Let's now look at a real‑life recording situation involving vocals. When recording a vocalist, it's common practice to double‑track backing‑vocal parts, and sometimes even lead parts. Singers who can track the same part repeatedly with exactly the same timing are rare, and in Logic 8 it was quite a tedious process to correct timing discrepancies between parts. However, Flex Time enables you to quickly align multitracked vocals so that they are tightly sync'ed, removing annoying 'flamming' of consonants between lines and creating a more professional result.
For this example, I've used a vocal whose double-tracked version has timing problems. The two recordings are shown above. As you can see in the second (the double track), most words are late in comparison to the original. To lock double‑tracked or harmony vocals to the original lead:
An alternative way to align one vocal to another is to first edit Flex Time's detected Transient markers so that they accurately frame word events, and then create a quantise template from those Transient markers to apply to other vocal tracks. When editing longer recordings in this way, I chop them into smaller sections first, to make editing more manageable.
We first need to turn on Flex Time, then open the sample editor by double‑clicking the top part of your lead‑vocal region. In the Sample editor, click the Transient Editing Mode button, to the right of the View menu, to access editing mode. The Sample editor window shows the same Transient markers as the Arrange page.
Look carefully at the Transient markers that Logic has detected, because you want to get rid of all markers apart from those that are located at the start of each word or syllable. To do this, use the '+' and '–' buttons next to the Transient Editing Mode button to alter the detection sensitivity. I find that I usually need to reduce the sensitivity quite a bit for vocals. A less sensitive detection threshold results in fewer Transient markers, which suits our case, as we only need a marker at the start of each word or syllable.

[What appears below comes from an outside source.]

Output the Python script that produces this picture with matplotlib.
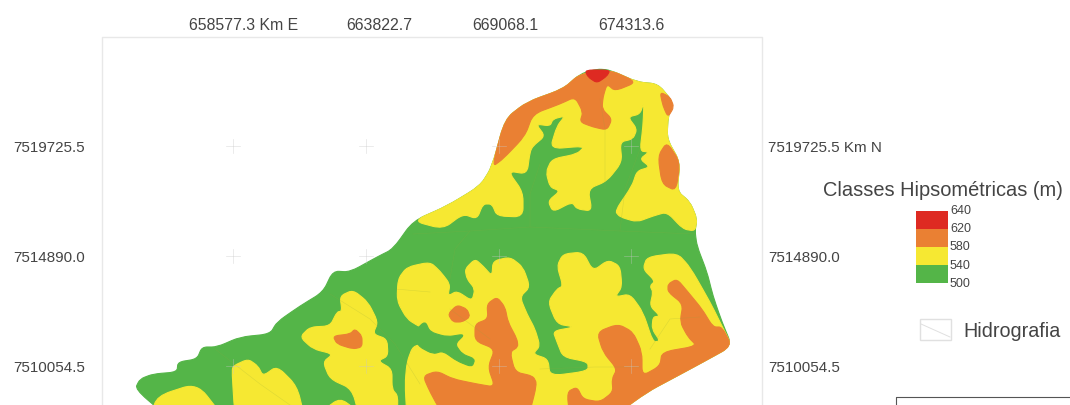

Once you've got the number of markers approximately right for the vocal recording, you can then select 'problem' words, where the markers haven't been inserted as you would wish, with the Pointer. The '+' and '‑' buttons will now only work on that section. To manually edit automatically detected markers, you can move them by Option‑clicking and dragging, add new ones using the pencil tool, and remove them by double‑clicking on them or using the eraser tool. The screens below show the audio file after automatic Transient detection and then following manual editing of markers so that they occur only at the start of words or syllables. Now repeat the whole process on your vocal double‑track file.
With the Transient markers of both recordings edited, you're ready to quantise the double‑track to the original. Select the lead vocal region (name the file 'lead vocal', if it isn't already) and go to the Quantize menu in the Region Inspector. Click on it and choose 'Make Groove Template'. Logic will create a Groove template named after the region it was taken from. Make sure that your vocal double‑tracked region has the same start point as your lead vocal. Select the vocal double‑track region and, from the Quantize menu, select 'Lead vocal'. Logic will now apply the quantise template made from the lead vocal to the doubled vocal. Minor discrepancies can then be edited using Flex markers.
Flex Time is an incredible addition to Logic, and after only a few weeks of use it feels like something I couldn't do without! Tune in next month, when we'll look at more ways of using it. .
Detailed parameters relating to Flex Time can be found in the Track parameter and Region parameter boxes in the Inspector. Information about the different Flex Modes can be found on page 529 of the Logic User Manual.